Paper HC+SS-WeA1
Online Kinetics Study of Oxidative Coupling of Methane over La₂O₃ for C₂ Activation: What is Behind the Distinguished Light-off Temperatures

Wednesday, October 24, 2018, 2:20 pm, Room 201A

Oxidative coupling of methane (OCM) is a catalytic partial oxidation process that converts methane directly to valuable C₂ products (ethane and ethylene). The main difficulties from further investigation of this reaction are due to the nature of its high temperature and reaction exothermicity. In this work, a specially designed online characterization setup is applied for this reaction, which achieved both precise bed temperature control and real time product measurement. The setup combines a micro reactor and realtime mass spectroscopy. The reaction was performed under simulated industrial condition. For the first time, the Arrhenius plots of the major OCM products (CO₂, ethane and ethylene) were obtained, and their temperature dependence as well as the respective activation energy barriers were clearly differentiated, over a recently reported high performance nanorod La₂O₃ catalyst. Different from general expectation, CO_2, the fully oxidized carbon species, dominates all the products in the lower temperature region, and less oxidized C₂ species are only formed at much higher temperatures. Further analysis of the Arrhenius plots indicates that selectivity and apparent activation energy for both CO_x and C₂ products are strongly influenced by the oxygen concentration and temperature.
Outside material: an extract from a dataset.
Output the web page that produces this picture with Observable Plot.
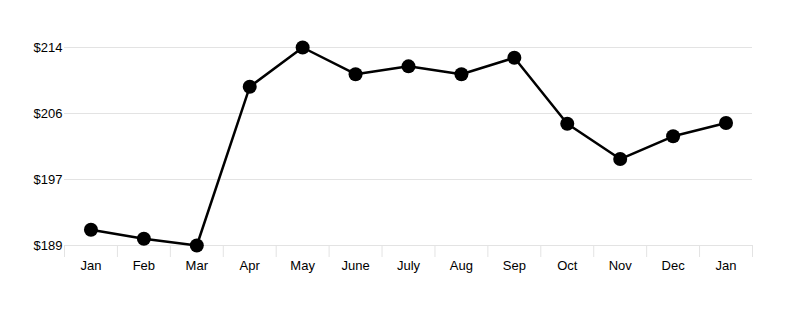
<!DOCTYPE html>
<html>
<head>
<meta charset="utf-8">
<script src="https://cdn.jsdelivr.net/npm/d3@7"></script>
<script src="https://cdn.jsdelivr.net/npm/@observablehq/plot@0.6"></script>
<style>
  html, body { margin: 0; padding: 0; background: #fff; }
  #chart svg { display: block; }
</style>
</head>
<body>
<div id="chart"></div>
<script>
const months = ["Jan", "Feb", "Mar", "Apr", "May", "June", "July", "Aug", "Sep", "Oct", "Nov", "Dec", "Jan"];
const prices = [191.0, 189.85, 189.0, 209.2, 214.2, 210.8, 211.8, 210.8, 212.9, 204.5, 200.0, 202.9, 204.6];
const yTicks = [189, 197.4, 205.8, 214.2];
const yTickLabels = ["$189", "$197", "$206", "$214"];

const data = months.map((m, i) => ({i: i + 0.5, month: m, price: prices[i]}));
const centers = months.map((m, i) => i + 0.5);
const edges = d3.range(months.length + 1);

const chart = Plot.plot({
  width: 802,
  height: 314,
  marginLeft: 64,
  marginRight: 50,
  marginTop: 47,
  marginBottom: 69,
  style: {fontFamily: "'Liberation Sans', Arial, sans-serif", fontSize: "13px", background: "#fff", color: "#000"},
  x: {type: "linear", domain: [0, months.length]},
  y: {domain: [yTicks[0], yTicks[yTicks.length - 1]]},
  marks: [
    Plot.gridY(yTicks, {stroke: "#e3e3e3", strokeOpacity: 1, strokeWidth: 1}),
    Plot.axisY({ticks: yTicks, tickSize: 0, tickPadding: 2, tickFormat: (d, k) => yTickLabels[k], label: null, fontSize: 13}),
    Plot.axisX({ticks: edges, tickSize: 12, tickFormat: () => "", stroke: "#e3e3e3", label: null}),
    Plot.axisX({ticks: centers, tickSize: 0, tickPadding: 15, tickFormat: (d) => months[Math.round(d - 0.5)], label: null, fontSize: 13}),
    Plot.line(data, {x: "i", y: "price", stroke: "#000", strokeWidth: 2.5}),
    Plot.dot(data, {x: "i", y: "price", r: 7, fill: "#000", stroke: "none"})
  ]
});
document.getElementById("chart").appendChild(chart);
</script>
</body>
</html>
Combined with density functional theory calculations and additional experimental measurements, significant insights are brought to this high temperature reaction of wide interest. Furtheranalysis specially focusing on this temperature region, applying XPS surface studies with in-situ high pressure cell and XRD bulk structure with operando reactor, revealed that there are both intermediates and poisoning species formation. With these new experiment results with distinguished lights-off products temperature provide new insights for understanding OCM reaction.